─── Exercise material ───
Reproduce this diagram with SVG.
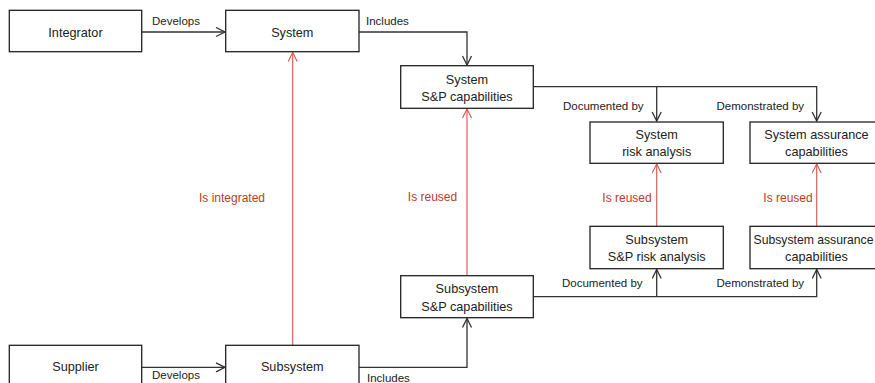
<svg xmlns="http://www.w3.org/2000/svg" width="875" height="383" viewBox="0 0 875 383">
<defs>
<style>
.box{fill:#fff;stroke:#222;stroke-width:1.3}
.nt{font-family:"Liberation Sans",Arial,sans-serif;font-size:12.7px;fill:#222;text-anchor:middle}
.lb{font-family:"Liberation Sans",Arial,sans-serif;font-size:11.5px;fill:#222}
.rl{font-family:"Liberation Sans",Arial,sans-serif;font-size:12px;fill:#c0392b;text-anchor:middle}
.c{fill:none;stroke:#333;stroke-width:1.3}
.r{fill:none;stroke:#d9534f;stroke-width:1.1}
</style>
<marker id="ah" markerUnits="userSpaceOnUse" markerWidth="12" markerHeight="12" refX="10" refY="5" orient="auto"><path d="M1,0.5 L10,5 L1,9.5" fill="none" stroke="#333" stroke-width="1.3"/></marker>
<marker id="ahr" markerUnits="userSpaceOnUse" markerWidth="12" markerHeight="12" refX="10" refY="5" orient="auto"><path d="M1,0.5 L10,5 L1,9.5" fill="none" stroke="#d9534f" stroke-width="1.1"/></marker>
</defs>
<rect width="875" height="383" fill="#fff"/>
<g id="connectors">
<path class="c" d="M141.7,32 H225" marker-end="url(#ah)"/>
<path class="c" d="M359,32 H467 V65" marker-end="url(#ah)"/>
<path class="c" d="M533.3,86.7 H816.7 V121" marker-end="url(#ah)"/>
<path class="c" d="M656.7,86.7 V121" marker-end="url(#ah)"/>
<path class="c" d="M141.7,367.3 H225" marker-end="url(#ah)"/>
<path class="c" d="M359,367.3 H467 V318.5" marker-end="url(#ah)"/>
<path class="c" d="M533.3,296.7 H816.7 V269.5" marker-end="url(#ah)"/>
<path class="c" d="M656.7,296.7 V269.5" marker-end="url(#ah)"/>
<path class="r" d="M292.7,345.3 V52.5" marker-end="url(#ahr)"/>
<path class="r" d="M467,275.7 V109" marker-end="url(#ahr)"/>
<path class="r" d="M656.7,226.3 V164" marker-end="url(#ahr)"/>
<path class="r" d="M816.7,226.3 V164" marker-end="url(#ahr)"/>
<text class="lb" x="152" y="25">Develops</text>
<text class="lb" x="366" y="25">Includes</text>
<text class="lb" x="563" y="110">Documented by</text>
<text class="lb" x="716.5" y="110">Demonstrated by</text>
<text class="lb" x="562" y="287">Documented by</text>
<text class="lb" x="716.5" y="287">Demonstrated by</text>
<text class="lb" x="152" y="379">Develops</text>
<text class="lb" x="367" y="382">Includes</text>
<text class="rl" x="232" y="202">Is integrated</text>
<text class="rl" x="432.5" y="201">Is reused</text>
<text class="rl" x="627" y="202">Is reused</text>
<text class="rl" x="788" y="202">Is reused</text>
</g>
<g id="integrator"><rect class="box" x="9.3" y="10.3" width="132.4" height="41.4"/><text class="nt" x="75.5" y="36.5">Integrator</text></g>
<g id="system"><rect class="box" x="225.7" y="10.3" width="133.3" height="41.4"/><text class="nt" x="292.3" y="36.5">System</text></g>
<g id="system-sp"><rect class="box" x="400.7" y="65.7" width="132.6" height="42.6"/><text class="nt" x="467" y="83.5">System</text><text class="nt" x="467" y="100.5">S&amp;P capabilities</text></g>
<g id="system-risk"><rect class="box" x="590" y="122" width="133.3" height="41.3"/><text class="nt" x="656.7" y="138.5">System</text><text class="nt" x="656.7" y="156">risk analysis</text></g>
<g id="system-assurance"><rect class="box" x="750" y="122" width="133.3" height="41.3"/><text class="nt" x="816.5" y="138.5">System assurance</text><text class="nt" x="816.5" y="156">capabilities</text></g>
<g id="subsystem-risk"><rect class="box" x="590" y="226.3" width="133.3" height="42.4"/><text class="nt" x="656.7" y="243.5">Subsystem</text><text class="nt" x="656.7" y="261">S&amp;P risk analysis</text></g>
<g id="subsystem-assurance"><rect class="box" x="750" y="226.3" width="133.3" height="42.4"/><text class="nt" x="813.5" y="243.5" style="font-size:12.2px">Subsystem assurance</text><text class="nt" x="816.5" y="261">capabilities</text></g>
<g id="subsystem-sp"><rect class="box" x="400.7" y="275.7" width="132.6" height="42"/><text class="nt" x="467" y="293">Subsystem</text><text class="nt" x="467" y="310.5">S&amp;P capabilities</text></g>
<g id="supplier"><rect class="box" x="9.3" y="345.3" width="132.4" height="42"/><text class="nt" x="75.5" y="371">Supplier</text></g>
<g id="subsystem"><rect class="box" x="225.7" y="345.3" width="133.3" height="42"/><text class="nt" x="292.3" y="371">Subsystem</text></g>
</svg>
───
─── Exercise material ───
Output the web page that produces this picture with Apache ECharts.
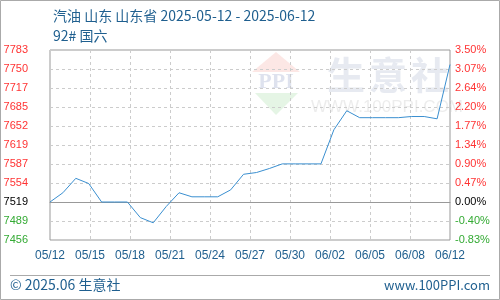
───
─── Exercise material ───
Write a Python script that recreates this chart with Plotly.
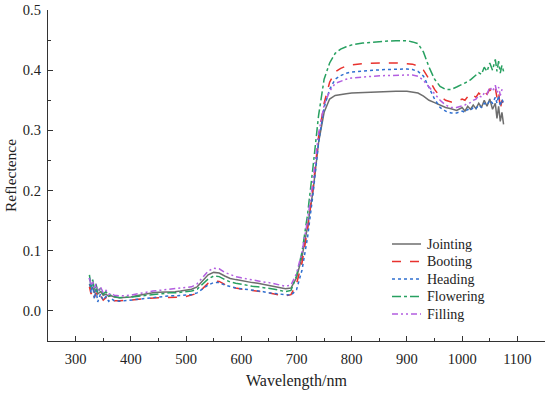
───
Requirements: Go through the material above and copy each line that has the word "with".

Task response:
Reproduce this diagram with SVG.
Output the web page that produces this picture with Apache ECharts.
Write a Python script that recreates this chart with Plotly.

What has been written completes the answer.